Central to that task is the ability to deliver samples to CheMin and the second internal lab package, SAM. SAM analyzes gases from the atmosphere and from heated samples of soil and rock to hunt for organics that would signal a hospitable ancient habitat.
To that end, engineers have spent the last two weeks gathering two scoops full of soil to scrub out the inside of the sample delivery system, removing any remaining contaminants from Earth.
The first scrubbing session went well. But engineers aborted the delivery system's second silty "bath" when images of the depression the scoop left in the soil revealed a small, shiny fleck that reminded the team of what it previously dubbed "shmutz" – loose bits of plastic that came from the rover itself.

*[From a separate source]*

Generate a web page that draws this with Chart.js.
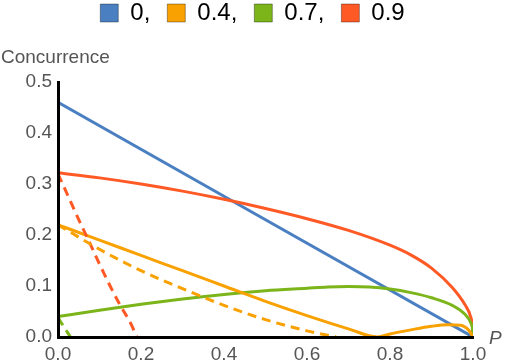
<!DOCTYPE html>
<html>
<head>
<meta charset="utf-8">
<script src="https://cdn.jsdelivr.net/npm/chart.js@4/dist/chart.umd.min.js"></script>
<style>
    html, body { margin: 0; padding: 0; background: #fff; }
    #rahmen { width: 505px; height: 363px; }
</style>
</head>
<body>
<div id="rahmen"><canvas id="concurrence"></canvas></div>
<script>
// Werte (P, Concurrence)
const blauP = [0, 1.0];
const blauC = [0.46, 0];

const orangeP = [0, 0.1, 0.2, 0.3, 0.4, 0.5, 0.6, 0.7, 0.77, 0.8, 0.85, 0.9, 0.94, 0.97, 0.99, 1.0];
const orangeC = [0.220, 0.190, 0.160, 0.130, 0.100, 0.070, 0.042, 0.016, 0, 0.006, 0.014, 0.021, 0.024, 0.023, 0.013, 0];
const orangeStrichP = [0, 0.1, 0.2, 0.3, 0.4, 0.5, 0.6, 0.67];
const orangeStrichC = [0.220, 0.172, 0.130, 0.095, 0.062, 0.034, 0.012, 0];

const gruenP = [0, 0.1, 0.2, 0.3, 0.4, 0.5, 0.6, 0.65, 0.7, 0.75, 0.8, 0.85, 0.9, 0.95, 0.98, 0.995, 0.999, 1.0];
const gruenC = [0.040, 0.0525, 0.064, 0.0745, 0.0835, 0.0905, 0.0955, 0.098, 0.099, 0.098, 0.094, 0.087, 0.077, 0.062, 0.045, 0.027, 0.014, 0];
const gruenStrichP = [0, 0.03];
const gruenStrichC = [0.038, 0];

const rotP = [0, 0.1, 0.2, 0.3, 0.4, 0.5, 0.6, 0.7, 0.8, 0.85, 0.9, 0.95, 0.98, 0.995, 0.999, 1.0];
const rotC = [0.322, 0.312, 0.300, 0.286, 0.270, 0.252, 0.232, 0.209, 0.180, 0.161, 0.135, 0.097, 0.064, 0.038, 0.018, 0];
const rotStrichP = [0, 0.025, 0.05, 0.075, 0.1, 0.125, 0.15, 0.175, 0.19];
const rotStrichC = [0.320, 0.275, 0.230, 0.187, 0.143, 0.101, 0.062, 0.027, 0];

const legendenText = ["0,", "0.4,", "0.7,", "0.9"];
const xTicks = [0, 0.2, 0.4, 0.6, 0.8, 1.0];
const yTicks = [0, 0.1, 0.2, 0.3, 0.4, 0.5];

const BLAU = "#4a7fc1";
const ORANGE = "#f9a100";
const GRUEN = "#7cb51a";
const ROT = "#ff5a26";
const GRAU = "#555555";
const SCHRIFT = '"Liberation Sans", Arial, sans-serif';

function punkte(xs, ys) {
    return xs.map((x, i) => ({ x: x, y: ys[i] }));
}

function linie(label, xs, ys, farbe, gestrichelt) {
    return {
        label: label,
        data: punkte(xs, ys),
        borderColor: farbe,
        backgroundColor: farbe,
        borderWidth: 3,
        borderDash: gestrichelt ? [9, 6] : [],
        pointRadius: 0,
        cubicInterpolationMode: "monotone",
        fill: false,
    };
}

const data = {
    datasets: [
        linie("", orangeStrichP, orangeStrichC, ORANGE, true),
        linie("", rotStrichP, rotStrichC, ROT, true),
        linie("", gruenStrichP, gruenStrichC, GRUEN, true),
        linie(legendenText[1], orangeP, orangeC, ORANGE, false),
        linie(legendenText[2], gruenP, gruenC, GRUEN, false),
        linie(legendenText[3], rotP, rotC, ROT, false),
        linie(legendenText[0], blauP, blauC, BLAU, false),
    ],
};

// Titel "Concurrence" oben links und "P" rechts neben der x-Achse
const achsenTitel = {
    id: "achsenTitel",
    afterDraw(chart) {
        const ctx = chart.ctx;
        const a = chart.chartArea;
        ctx.save();
        ctx.fillStyle = GRAU;
        ctx.textAlign = "left";
        ctx.textBaseline = "alphabetic";
        ctx.font = "19px " + SCHRIFT;
        ctx.fillText("Concurrence", 1, 63);
        ctx.font = "italic 19px " + SCHRIFT;
        ctx.textBaseline = "middle";
        ctx.fillText("P", a.right + 16, a.bottom + 2);
        ctx.restore();
    },
};

// leere Achsen, die nur Platz schaffen
function platzhalter(position, groesse) {
    return {
        type: "linear",
        position: position,
        display: true,
        grid: { display: false, drawTicks: false },
        border: { display: false },
        ticks: { display: false },
        afterFit: (scale) => {
            if (position === "top") scale.height = groesse;
            else scale.width = groesse;
        },
    };
}

new Chart(document.getElementById("concurrence"), {
    type: "line",
    data: data,
    plugins: [achsenTitel],
    options: {
        responsive: true,
        maintainAspectRatio: false,
        animation: false,
        layout: { padding: { left: 16, right: 16, top: -16, bottom: 0 } },
        plugins: {
            tooltip: { enabled: false },
            legend: {
                position: "top",
                labels: {
                    color: "#000",
                    font: { size: 24, family: SCHRIFT },
                    boxWidth: 18,
                    boxHeight: 18,
                    padding: 17,
                    filter: (item) => item.text !== "",
                    sort: (a, b) => legendenText.indexOf(a.text) - legendenText.indexOf(b.text),
                    generateLabels(chart) {
                        const standard = Chart.defaults.plugins.legend.labels.generateLabels(chart);
                        standard.forEach((l) => {
                            l.lineWidth = 1;
                            l.lineDash = [];
                            l.strokeStyle = "rgba(0,0,0,0.35)";
                        });
                        return standard;
                    },
                },
            },
        },
        scales: {
            x: {
                type: "linear",
                min: 0,
                max: 1,
                afterBuildTicks: (scale) => { scale.ticks = xTicks.map((v) => ({ value: v })); },
                afterFit: (scale) => { scale.height = 26; },
                grid: { display: false, drawTicks: false },
                border: { display: true, color: "#000", width: 3, z: 1 },
                ticks: {
                    color: GRAU,
                    padding: 6,
                    font: { size: 19, family: SCHRIFT },
                    callback: (v) => Number(v).toFixed(1),
                },
            },
            y: {
                type: "linear",
                min: 0,
                max: 0.5,
                afterBuildTicks: (scale) => { scale.ticks = yTicks.map((v) => ({ value: v })); },
                afterFit: (scale) => { scale.width = 42; },
                grid: { display: false, drawTicks: false },
                border: { display: true, color: "#000", width: 3, z: 1 },
                ticks: {
                    color: GRAU,
                    padding: 6,
                    font: { size: 19, family: SCHRIFT },
                    callback: (v) => Number(v).toFixed(1),
                },
            },
            xOben: platzhalter("top", 47),
            yRechts: platzhalter("right", 16),
        },
    },
});
</script>
</body>
</html>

The sample-delivery system, known as CHIMRA, might not take kindly to ingesting a bit of rover detritus as part of the cleaning process. So, wary that the soil in the scoop itself might hide another piece of shmutz, the team dumped the soil and took a closer look at the shiny fleck in the depression.
After some scientific chin-scratching, a strong consensus emerged among the science team that the fleck actually originated on Mars, Grotzinger says. In a stroke, the fleck shifted from an object of concern to an object of scientific interest.
Sometime in the next few days, the science team will reposition the rover so it can use ChemCam, atop the rover's mast, to zap the fleck with its laser and figure out what it's made of, Dr. Grotzinger says.
The fleck is only about 1 millimeter across. Reseachers speculate that it could be a tiny chip of mineral cleaved by the wind-driven movement of pebbles at the site. Or it could represent a mineral that formed naturally in the space between larger grains of sand and soil.
"It probably represents a science opportunity rather than an engineering threat," Grotzinger said at a briefing Thursday.
Once the team put the fleck on its scientific agenda, it finished up the housekeeping chores with a third scoopful of soil that is now working its way through CheMin. SAM could see its first sample next week.
"The most important thing about our mobile laboratory is that it eats dirt; that's what we live on," Grotzinger says.
And with confirmation that the latest sample has been safely delivered to CheMin, Curiosity's engineers and scientist can now bid the rover bon appetit.